FIG. 6 is a cross-sectional diagram of an embodiment of a portion of a drill string 100. In this embodiment, a recess 700 is formed in the first threaded anchor 204 and adapted to direct the stresses from the first threaded anchor 204 to the mandrel 201. The recess 700 may also be formed in the second threaded anchor 205 and adapted to direct the stresses from the mandrel 201 to the second threaded anchor 205 or from the second threaded anchor 205 to the mandrel 201 depending on the orientation of the drill string 100.
Whereas the present invention has been described in particular relation to the drawings attached hereto, it should be understood that other and further modifications apart from those shown or suggested herein, may be made within the scope and spirit of the present invention.

Claims

1. A downhole tool string component, comprising;

a first and second threaded end on a mandrel;

the first threaded end attached to a first sleeve and the second threaded end attached to a second sleeve;

an intermediate sleeve assembly disposed circumferentially around the mandrel and intermediate the first and second threaded ends;

the intermediate sleeve assembly is primarily isolated from stress of the first or second sleeve.

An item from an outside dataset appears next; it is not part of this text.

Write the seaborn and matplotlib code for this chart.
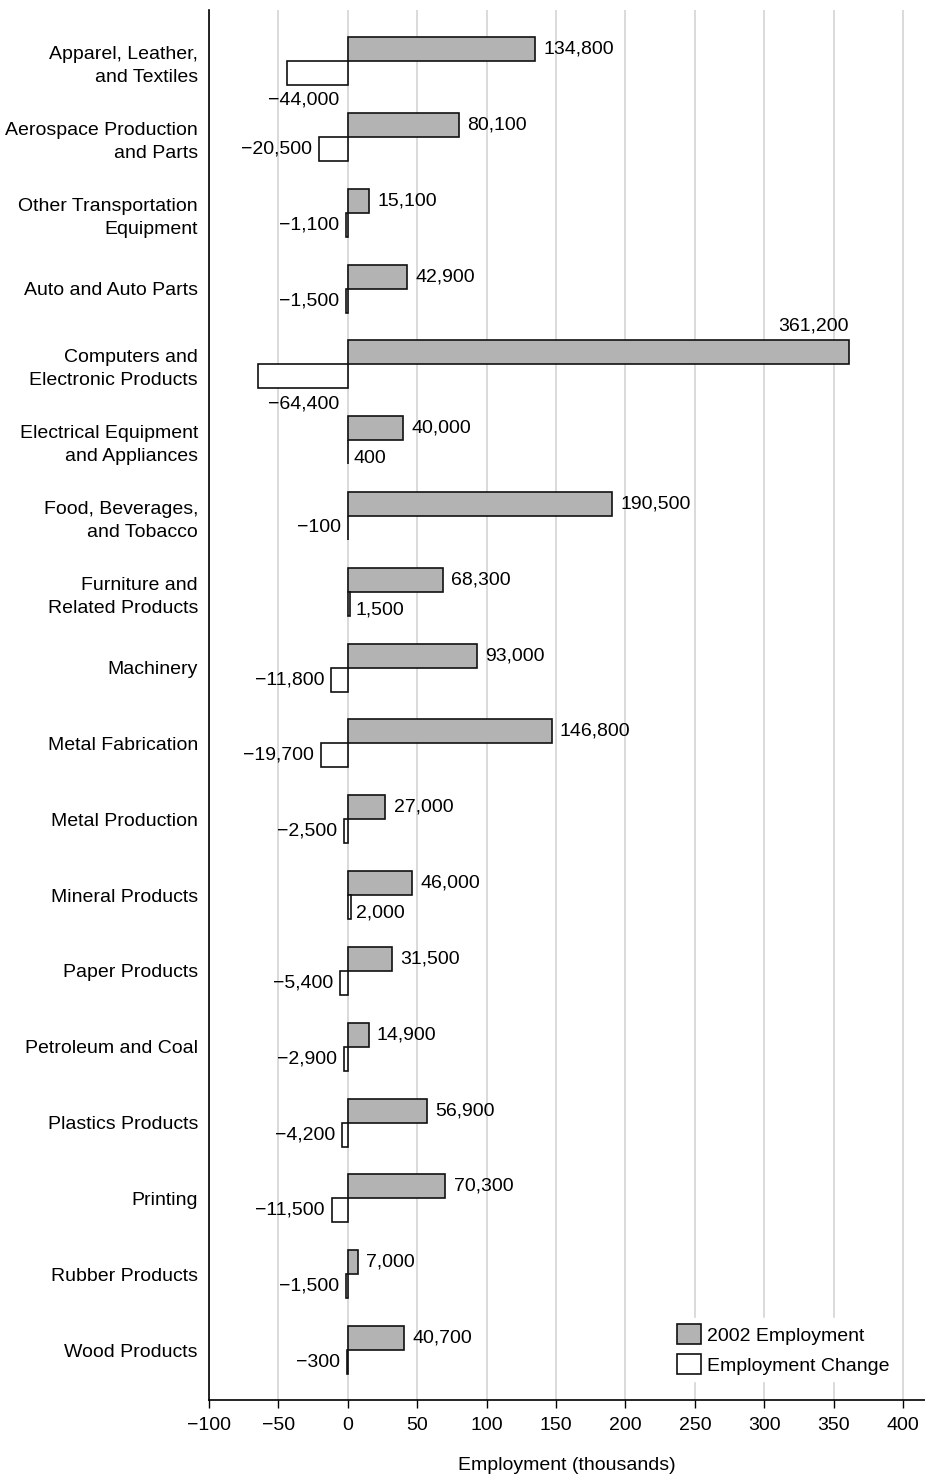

2. The tool string component of claim 1, wherein the intermediate sleeve assembly comprises a stabilizer blade.

3. The tool string component of claim 1, wherein the intermediate sleeve assembly comprises at least a portion of a downhole tool bay.

4. The tool string component of claim 1, wherein the downhole tool bay is removable.

5. The tool string component of claim 1, wherein the mandrel comprises at least a portion of a downhole tool bay.

6. The tool string component of claim 1, wherein the first and/or second sleeve is more rigidly attached to the mandrel than the intermediate sleeve assembly.

7. The tool string of claim 1, wherein the first and/or second sleeve is/are disposed circumferentially around a pressure vessel.

8. The tool string of claim 7, wherein an electronics bay is disposed intermediate the pressure vessel and the first or second sleeve.

9. The tool string of claim 8, wherein the electronics bay comprises at least one electronics bay seal, the electronics bay seal is disposed proximate an end of the electronics bay and restricts a change in pressure within the electronics bay.

10. The tools string of claim 8, wherein the electronics bay is disposed annularly around the pressure vessel.

11. The tool string of claim 7, wherein the pressure vessel comprises an electrical connection with the mandrel.

12. The tool string of claim 1, wherein the tool string comprises a first threaded anchor disposed intermediate the first sleeve and the intermediate sleeve assembly.

13. The tool string of claim 1, wherein the tool string comprises a second threaded anchor disposed intermediate the second sleeve and the intermediate sleeve assembly.

14. The tool string of claim 1, wherein the pressure vessel is slidably connected to the first sleeve or the second sleeve.

15. The tool string of claim 1, wherein the intermediate sleeve assembly comprises at

least two components that are restricted from rotating relative to each other by at least one anti-rotation pin.

16. The tool string of claim 1, wherein the anti-rotation pin is at least partially disposed within a recess formed within the mandrel.

17. A downhole tool string component, comprising;

a first and second threaded end on a mandrel;

the first threaded end attached to a first sleeve and the second end attached to a second sleeve;

the intermediate sleeve assembly comprises a tool bay;

the tool bay is primarily isolated from stress of the first or second sleeve.

18. The tool string of claim 17, wherein the intermediate sleeve assembly comprises a stabilizer blade.